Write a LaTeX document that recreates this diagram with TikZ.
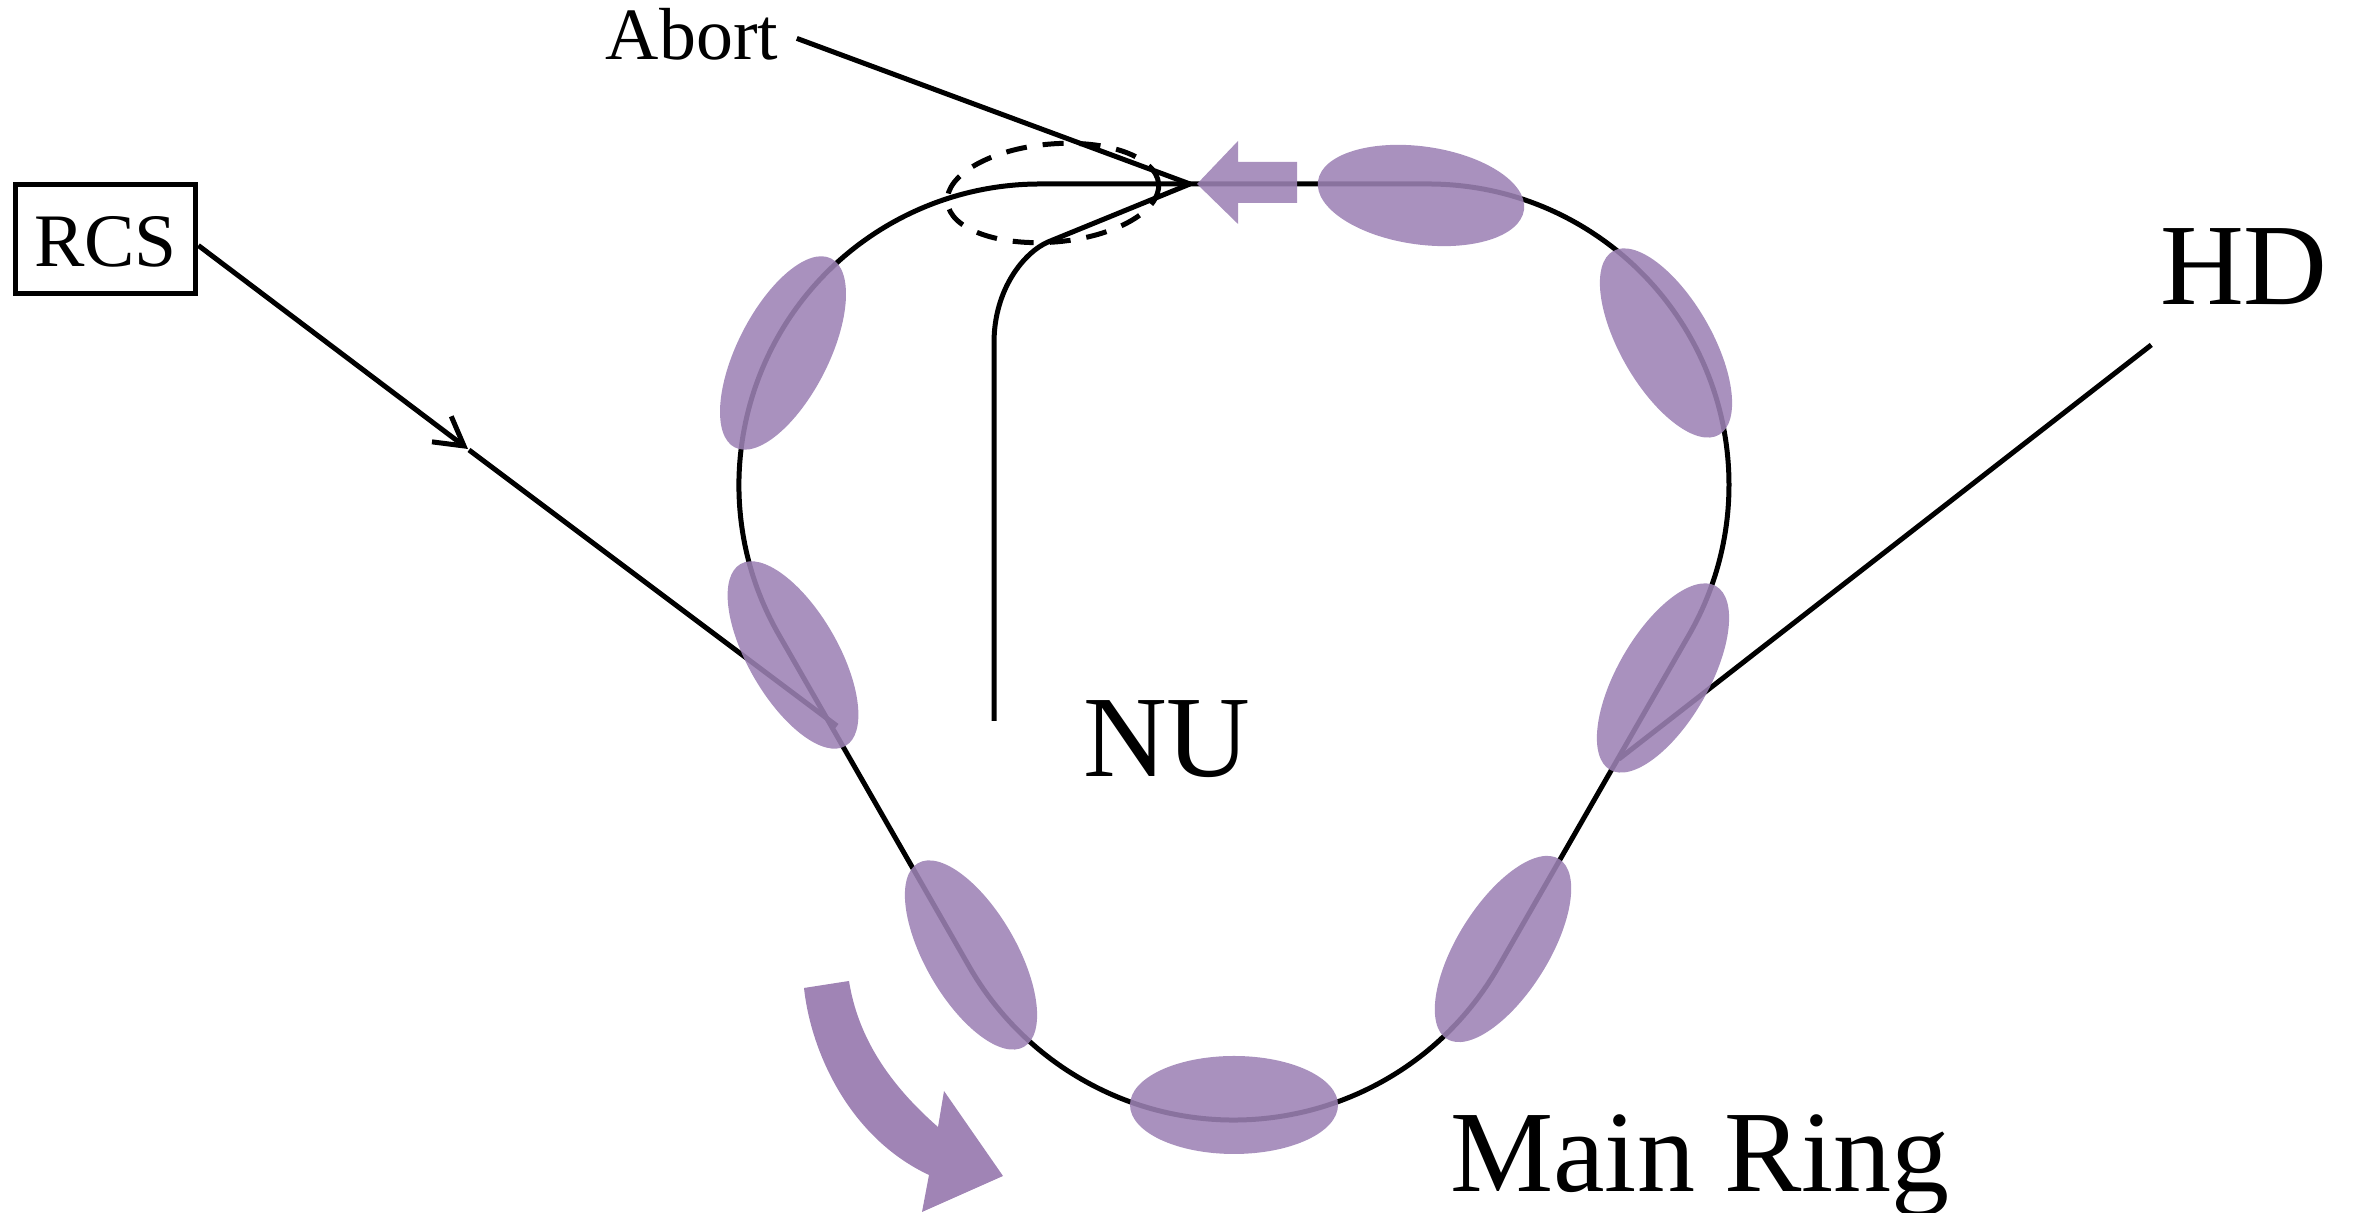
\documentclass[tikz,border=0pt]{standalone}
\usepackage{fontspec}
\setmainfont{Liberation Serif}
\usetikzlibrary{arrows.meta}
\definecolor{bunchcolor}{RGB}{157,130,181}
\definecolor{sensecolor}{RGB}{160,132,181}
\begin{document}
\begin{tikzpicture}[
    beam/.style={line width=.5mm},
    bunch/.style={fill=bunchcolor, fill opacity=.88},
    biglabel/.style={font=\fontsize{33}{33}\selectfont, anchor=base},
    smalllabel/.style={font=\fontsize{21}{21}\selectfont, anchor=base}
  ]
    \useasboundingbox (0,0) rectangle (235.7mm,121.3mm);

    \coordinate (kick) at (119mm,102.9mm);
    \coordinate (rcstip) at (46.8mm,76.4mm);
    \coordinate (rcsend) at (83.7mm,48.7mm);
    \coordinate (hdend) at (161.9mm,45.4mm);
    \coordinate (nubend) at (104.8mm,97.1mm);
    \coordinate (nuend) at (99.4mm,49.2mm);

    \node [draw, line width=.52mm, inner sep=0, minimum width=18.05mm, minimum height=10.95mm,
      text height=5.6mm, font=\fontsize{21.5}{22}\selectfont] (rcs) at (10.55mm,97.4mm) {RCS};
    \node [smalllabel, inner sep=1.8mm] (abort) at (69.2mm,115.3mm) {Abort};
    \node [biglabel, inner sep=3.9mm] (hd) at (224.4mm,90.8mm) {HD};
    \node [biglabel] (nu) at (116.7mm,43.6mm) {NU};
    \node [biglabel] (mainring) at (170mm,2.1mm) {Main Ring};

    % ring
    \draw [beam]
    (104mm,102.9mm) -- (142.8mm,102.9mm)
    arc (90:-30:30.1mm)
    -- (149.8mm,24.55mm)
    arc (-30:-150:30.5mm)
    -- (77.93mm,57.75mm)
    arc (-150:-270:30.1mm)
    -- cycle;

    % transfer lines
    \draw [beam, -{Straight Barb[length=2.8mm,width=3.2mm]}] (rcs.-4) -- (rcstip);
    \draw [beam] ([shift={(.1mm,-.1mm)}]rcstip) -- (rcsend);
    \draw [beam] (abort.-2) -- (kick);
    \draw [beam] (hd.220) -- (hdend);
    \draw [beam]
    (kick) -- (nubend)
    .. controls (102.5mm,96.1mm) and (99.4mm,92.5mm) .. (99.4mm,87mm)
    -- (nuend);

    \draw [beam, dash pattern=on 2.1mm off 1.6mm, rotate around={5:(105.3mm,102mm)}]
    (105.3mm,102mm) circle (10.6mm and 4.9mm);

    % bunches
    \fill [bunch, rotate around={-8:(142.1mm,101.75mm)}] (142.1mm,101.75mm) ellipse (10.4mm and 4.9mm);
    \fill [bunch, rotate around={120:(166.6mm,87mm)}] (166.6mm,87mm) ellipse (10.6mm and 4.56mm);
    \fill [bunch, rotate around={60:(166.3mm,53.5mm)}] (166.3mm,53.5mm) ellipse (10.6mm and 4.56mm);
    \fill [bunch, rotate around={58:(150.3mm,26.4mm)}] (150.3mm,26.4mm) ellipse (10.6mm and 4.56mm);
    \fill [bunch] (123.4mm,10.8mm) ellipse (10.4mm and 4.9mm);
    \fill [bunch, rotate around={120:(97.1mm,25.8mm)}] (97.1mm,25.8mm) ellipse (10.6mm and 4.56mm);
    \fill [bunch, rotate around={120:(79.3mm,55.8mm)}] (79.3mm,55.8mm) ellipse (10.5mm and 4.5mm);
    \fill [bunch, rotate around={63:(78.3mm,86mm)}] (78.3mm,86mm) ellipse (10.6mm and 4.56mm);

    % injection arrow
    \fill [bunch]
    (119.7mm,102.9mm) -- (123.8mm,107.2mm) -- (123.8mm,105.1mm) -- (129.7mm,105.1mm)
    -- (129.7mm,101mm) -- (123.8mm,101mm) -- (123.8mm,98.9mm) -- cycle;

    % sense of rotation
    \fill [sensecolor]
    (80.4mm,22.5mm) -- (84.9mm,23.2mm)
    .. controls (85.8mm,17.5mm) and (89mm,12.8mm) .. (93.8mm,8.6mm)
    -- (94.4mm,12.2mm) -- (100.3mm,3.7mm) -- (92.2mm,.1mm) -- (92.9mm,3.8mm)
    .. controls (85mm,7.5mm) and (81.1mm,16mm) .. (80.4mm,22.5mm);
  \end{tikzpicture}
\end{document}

■ ■ ■ ■

**Exercise**
Give the material again exactly as it is, but keep the pictures out.

**Response**
Write a LaTeX document that recreates this diagram with TikZ.
\documentclass[tikz,border=0pt]{standalone}
\usepackage{fontspec}
\setmainfont{Liberation Serif}
\usetikzlibrary{arrows.meta}
\definecolor{bunchcolor}{RGB}{157,130,181}
\definecolor{sensecolor}{RGB}{160,132,181}
\begin{document}
\begin{tikzpicture}[
    beam/.style={line width=.5mm},
    bunch/.style={fill=bunchcolor, fill opacity=.88},
    biglabel/.style={font=\fontsize{33}{33}\selectfont, anchor=base},
    smalllabel/.style={font=\fontsize{21}{21}\selectfont, anchor=base}
  ]
    \useasboundingbox (0,0) rectangle (235.7mm,121.3mm);

    \coordinate (kick) at (119mm,102.9mm);
    \coordinate (rcstip) at (46.8mm,76.4mm);
    \coordinate (rcsend) at (83.7mm,48.7mm);
    \coordinate (hdend) at (161.9mm,45.4mm);
    \coordinate (nubend) at (104.8mm,97.1mm);
    \coordinate (nuend) at (99.4mm,49.2mm);

    \node [draw, line width=.52mm, inner sep=0, minimum width=18.05mm, minimum height=10.95mm,
      text height=5.6mm, font=\fontsize{21.5}{22}\selectfont] (rcs) at (10.55mm,97.4mm) {RCS};
    \node [smalllabel, inner sep=1.8mm] (abort) at (69.2mm,115.3mm) {Abort};
    \node [biglabel, inner sep=3.9mm] (hd) at (224.4mm,90.8mm) {HD};
    \node [biglabel] (nu) at (116.7mm,43.6mm) {NU};
    \node [biglabel] (mainring) at (170mm,2.1mm) {Main Ring};

    % ring
    \draw [beam]
    (104mm,102.9mm) -- (142.8mm,102.9mm)
    arc (90:-30:30.1mm)
    -- (149.8mm,24.55mm)
    arc (-30:-150:30.5mm)
    -- (77.93mm,57.75mm)
    arc (-150:-270:30.1mm)
    -- cycle;

    % transfer lines
    \draw [beam, -{Straight Barb[length=2.8mm,width=3.2mm]}] (rcs.-4) -- (rcstip);
    \draw [beam] ([shift={(.1mm,-.1mm)}]rcstip) -- (rcsend);
    \draw [beam] (abort.-2) -- (kick);
    \draw [beam] (hd.220) -- (hdend);
    \draw [beam]
    (kick) -- (nubend)
    .. controls (102.5mm,96.1mm) and (99.4mm,92.5mm) .. (99.4mm,87mm)
    -- (nuend);

    \draw [beam, dash pattern=on 2.1mm off 1.6mm, rotate around={5:(105.3mm,102mm)}]
    (105.3mm,102mm) circle (10.6mm and 4.9mm);

    % bunches
    \fill [bunch, rotate around={-8:(142.1mm,101.75mm)}] (142.1mm,101.75mm) ellipse (10.4mm and 4.9mm);
    \fill [bunch, rotate around={120:(166.6mm,87mm)}] (166.6mm,87mm) ellipse (10.6mm and 4.56mm);
    \fill [bunch, rotate around={60:(166.3mm,53.5mm)}] (166.3mm,53.5mm) ellipse (10.6mm and 4.56mm);
    \fill [bunch, rotate around={58:(150.3mm,26.4mm)}] (150.3mm,26.4mm) ellipse (10.6mm and 4.56mm);
    \fill [bunch] (123.4mm,10.8mm) ellipse (10.4mm and 4.9mm);
    \fill [bunch, rotate around={120:(97.1mm,25.8mm)}] (97.1mm,25.8mm) ellipse (10.6mm and 4.56mm);
    \fill [bunch, rotate around={120:(79.3mm,55.8mm)}] (79.3mm,55.8mm) ellipse (10.5mm and 4.5mm);
    \fill [bunch, rotate around={63:(78.3mm,86mm)}] (78.3mm,86mm) ellipse (10.6mm and 4.56mm);

    % injection arrow
    \fill [bunch]
    (119.7mm,102.9mm) -- (123.8mm,107.2mm) -- (123.8mm,105.1mm) -- (129.7mm,105.1mm)
    -- (129.7mm,101mm) -- (123.8mm,101mm) -- (123.8mm,98.9mm) -- cycle;

    % sense of rotation
    \fill [sensecolor]
    (80.4mm,22.5mm) -- (84.9mm,23.2mm)
    .. controls (85.8mm,17.5mm) and (89mm,12.8mm) .. (93.8mm,8.6mm)
    -- (94.4mm,12.2mm) -- (100.3mm,3.7mm) -- (92.2mm,.1mm) -- (92.9mm,3.8mm)
    .. controls (85mm,7.5mm) and (81.1mm,16mm) .. (80.4mm,22.5mm);
  \end{tikzpicture}
\end{document}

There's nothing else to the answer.